Presidential races tend to get more votes than governor races, which get more votes than lieutenant governor races, and so on.
“As a typical voter, it becomes harder work the further you get down the ballot,” said longtime Washington pollster Stuart Elway. “The voter’s pamphlet looked like my hometown telephone book this year, pretty thick.”
Both Lovell and Elway speculated that Clinton and Trump’s unpopularity, and the vicious nature of the campaign, led some voters to abstain.
One of those voters was Russell Thomas, 44, of Seattle, who filled out his entire ballot, save for the presidential race, which he left blank.
“It was really a protest vote, to say to both parties that we didn’t like the options we were given,” Thomas, a supporter of Vermont Sen. Bernie Sanders, said.
Thomas said that he preferred Clinton to Trump, but he has no regrets about his vote, since the state was all but certain to go to Clinton. If he lived in a swing state, he said, he would have voted for Clinton.
But the same trend is visible in a couple of swing states that helped tilt the election.
In Wisconsin, for instance, which went to Trump by 1 percentage point in perhaps the biggest surprise of election night, more people voted in the competitive U.S. Senate race than in the presidential race.

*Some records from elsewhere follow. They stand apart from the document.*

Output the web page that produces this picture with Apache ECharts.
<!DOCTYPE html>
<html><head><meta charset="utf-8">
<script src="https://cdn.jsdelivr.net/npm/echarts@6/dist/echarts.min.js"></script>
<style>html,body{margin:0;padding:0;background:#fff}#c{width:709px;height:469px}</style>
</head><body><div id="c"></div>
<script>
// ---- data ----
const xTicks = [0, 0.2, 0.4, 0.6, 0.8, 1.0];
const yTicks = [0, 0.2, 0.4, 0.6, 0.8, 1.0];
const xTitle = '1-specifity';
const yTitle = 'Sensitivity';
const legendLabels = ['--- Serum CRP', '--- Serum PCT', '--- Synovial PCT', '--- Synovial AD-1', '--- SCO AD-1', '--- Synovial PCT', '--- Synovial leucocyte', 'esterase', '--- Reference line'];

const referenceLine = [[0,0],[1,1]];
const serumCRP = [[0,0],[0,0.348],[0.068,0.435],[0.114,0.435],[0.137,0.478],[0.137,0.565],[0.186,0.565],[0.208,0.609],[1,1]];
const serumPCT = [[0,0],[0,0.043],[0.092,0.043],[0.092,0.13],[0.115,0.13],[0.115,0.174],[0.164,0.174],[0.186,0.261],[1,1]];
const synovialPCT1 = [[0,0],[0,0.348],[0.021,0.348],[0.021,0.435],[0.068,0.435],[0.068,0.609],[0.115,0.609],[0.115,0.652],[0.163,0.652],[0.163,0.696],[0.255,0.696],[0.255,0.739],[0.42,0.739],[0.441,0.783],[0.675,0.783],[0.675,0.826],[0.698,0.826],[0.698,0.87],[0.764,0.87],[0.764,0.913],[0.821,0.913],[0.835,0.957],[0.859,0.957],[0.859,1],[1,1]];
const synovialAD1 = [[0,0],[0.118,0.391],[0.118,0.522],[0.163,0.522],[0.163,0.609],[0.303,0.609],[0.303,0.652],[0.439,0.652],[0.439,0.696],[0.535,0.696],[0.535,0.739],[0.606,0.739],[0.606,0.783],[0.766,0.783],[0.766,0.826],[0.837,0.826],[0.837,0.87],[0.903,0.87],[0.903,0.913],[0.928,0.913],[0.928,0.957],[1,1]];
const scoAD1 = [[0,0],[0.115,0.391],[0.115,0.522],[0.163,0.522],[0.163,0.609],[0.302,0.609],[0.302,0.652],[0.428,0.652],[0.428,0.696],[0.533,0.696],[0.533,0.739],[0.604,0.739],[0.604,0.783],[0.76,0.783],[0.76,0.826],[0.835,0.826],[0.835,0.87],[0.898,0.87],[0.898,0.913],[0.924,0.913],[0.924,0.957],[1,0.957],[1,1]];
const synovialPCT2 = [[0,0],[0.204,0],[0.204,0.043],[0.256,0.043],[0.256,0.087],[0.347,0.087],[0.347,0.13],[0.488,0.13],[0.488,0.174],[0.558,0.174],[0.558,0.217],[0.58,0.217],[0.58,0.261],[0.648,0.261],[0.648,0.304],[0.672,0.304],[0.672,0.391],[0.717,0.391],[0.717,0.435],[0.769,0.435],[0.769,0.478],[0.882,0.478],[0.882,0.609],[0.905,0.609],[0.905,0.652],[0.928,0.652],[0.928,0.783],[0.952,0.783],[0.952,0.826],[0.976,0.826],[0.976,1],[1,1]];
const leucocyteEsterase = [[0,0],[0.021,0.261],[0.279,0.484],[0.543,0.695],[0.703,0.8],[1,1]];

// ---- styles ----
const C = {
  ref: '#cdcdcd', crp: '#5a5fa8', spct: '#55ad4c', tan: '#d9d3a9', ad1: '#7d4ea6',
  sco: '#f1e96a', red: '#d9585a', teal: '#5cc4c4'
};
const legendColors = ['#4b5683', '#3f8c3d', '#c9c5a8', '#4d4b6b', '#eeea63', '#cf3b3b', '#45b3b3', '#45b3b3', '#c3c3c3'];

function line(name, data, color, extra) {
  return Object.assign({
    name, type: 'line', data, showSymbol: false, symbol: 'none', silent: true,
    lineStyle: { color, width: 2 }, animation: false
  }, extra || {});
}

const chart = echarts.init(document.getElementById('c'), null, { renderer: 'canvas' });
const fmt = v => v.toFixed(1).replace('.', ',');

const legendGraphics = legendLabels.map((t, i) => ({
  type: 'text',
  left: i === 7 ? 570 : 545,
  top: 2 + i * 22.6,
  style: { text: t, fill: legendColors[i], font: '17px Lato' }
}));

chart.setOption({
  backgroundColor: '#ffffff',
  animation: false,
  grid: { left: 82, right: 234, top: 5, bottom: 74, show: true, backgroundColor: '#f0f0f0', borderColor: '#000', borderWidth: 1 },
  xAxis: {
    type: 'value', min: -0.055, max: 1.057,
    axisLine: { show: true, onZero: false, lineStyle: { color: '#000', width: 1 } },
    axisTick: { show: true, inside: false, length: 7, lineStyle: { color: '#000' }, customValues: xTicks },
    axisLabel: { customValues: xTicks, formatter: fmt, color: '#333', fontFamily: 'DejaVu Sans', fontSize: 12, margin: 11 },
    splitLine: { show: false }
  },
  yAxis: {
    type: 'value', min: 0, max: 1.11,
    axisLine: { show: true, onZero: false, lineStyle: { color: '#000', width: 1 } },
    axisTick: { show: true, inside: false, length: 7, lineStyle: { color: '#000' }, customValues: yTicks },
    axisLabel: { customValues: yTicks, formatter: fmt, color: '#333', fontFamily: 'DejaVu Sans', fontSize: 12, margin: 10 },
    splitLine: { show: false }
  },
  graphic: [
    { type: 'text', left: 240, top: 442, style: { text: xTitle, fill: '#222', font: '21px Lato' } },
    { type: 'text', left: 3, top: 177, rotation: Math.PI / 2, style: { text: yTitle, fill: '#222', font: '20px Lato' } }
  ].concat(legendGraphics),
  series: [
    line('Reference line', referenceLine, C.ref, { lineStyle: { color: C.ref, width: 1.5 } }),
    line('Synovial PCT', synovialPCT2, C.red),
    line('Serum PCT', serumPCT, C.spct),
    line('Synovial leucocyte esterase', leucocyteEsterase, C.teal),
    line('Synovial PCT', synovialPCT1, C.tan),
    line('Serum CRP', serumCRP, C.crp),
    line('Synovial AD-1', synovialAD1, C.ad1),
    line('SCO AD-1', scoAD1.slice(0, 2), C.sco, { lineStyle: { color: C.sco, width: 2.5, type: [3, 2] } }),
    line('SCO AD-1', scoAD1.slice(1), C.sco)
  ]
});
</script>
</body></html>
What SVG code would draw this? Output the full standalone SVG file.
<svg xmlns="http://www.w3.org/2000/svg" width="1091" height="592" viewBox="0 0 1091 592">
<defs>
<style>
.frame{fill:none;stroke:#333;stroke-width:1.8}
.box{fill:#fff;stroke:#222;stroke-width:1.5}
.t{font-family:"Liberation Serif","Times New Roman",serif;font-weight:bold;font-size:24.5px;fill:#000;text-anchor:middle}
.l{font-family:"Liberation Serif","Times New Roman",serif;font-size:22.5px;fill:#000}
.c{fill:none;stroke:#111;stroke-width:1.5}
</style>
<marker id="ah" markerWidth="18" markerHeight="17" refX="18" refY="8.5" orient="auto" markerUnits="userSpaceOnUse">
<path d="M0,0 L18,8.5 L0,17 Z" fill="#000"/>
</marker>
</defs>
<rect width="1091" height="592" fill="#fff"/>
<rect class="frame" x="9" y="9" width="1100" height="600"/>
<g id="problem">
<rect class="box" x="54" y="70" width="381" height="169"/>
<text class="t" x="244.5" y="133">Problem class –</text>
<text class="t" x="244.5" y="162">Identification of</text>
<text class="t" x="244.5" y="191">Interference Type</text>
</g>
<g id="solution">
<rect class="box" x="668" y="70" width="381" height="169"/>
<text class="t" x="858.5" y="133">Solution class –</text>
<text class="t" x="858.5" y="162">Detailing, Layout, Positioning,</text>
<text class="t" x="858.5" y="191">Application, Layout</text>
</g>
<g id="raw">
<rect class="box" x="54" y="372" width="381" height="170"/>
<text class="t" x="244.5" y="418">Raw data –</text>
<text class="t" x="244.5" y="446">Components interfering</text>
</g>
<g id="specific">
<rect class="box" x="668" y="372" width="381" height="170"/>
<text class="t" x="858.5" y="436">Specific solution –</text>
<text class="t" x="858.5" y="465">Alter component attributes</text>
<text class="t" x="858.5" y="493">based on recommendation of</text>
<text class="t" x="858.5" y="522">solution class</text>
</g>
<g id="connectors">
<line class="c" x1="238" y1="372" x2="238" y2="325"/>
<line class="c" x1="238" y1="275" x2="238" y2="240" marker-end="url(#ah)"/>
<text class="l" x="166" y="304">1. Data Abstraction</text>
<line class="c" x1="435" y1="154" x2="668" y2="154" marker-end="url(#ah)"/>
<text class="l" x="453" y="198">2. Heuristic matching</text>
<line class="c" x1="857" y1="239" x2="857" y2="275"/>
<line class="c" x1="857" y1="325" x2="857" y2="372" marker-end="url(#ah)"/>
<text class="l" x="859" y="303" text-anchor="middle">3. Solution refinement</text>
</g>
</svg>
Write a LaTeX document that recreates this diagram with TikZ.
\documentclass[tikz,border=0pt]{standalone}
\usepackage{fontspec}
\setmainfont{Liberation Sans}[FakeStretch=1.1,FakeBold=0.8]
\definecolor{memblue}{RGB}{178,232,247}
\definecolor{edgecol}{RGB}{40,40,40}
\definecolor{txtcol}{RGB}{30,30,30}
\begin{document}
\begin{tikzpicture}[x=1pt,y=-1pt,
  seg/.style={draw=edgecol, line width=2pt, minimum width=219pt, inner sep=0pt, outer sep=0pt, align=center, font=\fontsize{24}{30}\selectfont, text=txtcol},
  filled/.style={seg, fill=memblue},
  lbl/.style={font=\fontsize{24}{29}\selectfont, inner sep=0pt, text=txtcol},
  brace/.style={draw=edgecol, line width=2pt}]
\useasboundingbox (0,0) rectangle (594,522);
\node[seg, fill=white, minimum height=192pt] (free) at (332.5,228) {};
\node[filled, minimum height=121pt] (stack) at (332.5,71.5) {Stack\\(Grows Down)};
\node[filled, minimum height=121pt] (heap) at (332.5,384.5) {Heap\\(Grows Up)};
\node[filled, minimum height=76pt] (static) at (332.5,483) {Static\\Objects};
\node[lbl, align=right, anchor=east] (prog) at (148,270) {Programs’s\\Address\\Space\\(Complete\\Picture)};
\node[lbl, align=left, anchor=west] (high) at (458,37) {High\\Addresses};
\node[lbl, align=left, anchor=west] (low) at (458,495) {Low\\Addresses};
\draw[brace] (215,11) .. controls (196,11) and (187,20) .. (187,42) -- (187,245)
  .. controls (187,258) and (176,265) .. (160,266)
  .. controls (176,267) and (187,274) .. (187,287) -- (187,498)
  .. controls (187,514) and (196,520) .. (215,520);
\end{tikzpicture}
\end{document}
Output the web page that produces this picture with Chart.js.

Michigan, which went for Trump in another surprise, didn’t have a high-level statewide race (governor or senator) on the ballot. But nearly 88,000 voters, almost 2 percent of people who cast a ballot, did not cast a vote for president. That number dwarfs Trump’s margin over Clinton in Michigan, which was just over 13,000 votes.
And in New Hampshire, which Clinton won by about 2,700 votes, the U.S. Senate race got about 6,200 more votes than the listed presidential candidates did.
In Washington, nearly 79 percent of registered voters have returned their ballots, a number that will likely rise slightly before the deadline for certifying votes Nov. 29. But it may not match the 81 percent who voted in 2012 or the 84 percent in 2008.
In a race between one candidate who embodied a D.C. establishment that voters had clearly tired of, and another candidate who proposed a religious test for immigrants and was caught bragging about assaulting women, some voters were just turned off.
“The fairly obvious answer this time is that the presidential race was so noxious that people skipped it,” Elway said. “That was the story for the last year, that we had the two least popular candidates in the history of the presidency running, and I think that played out.”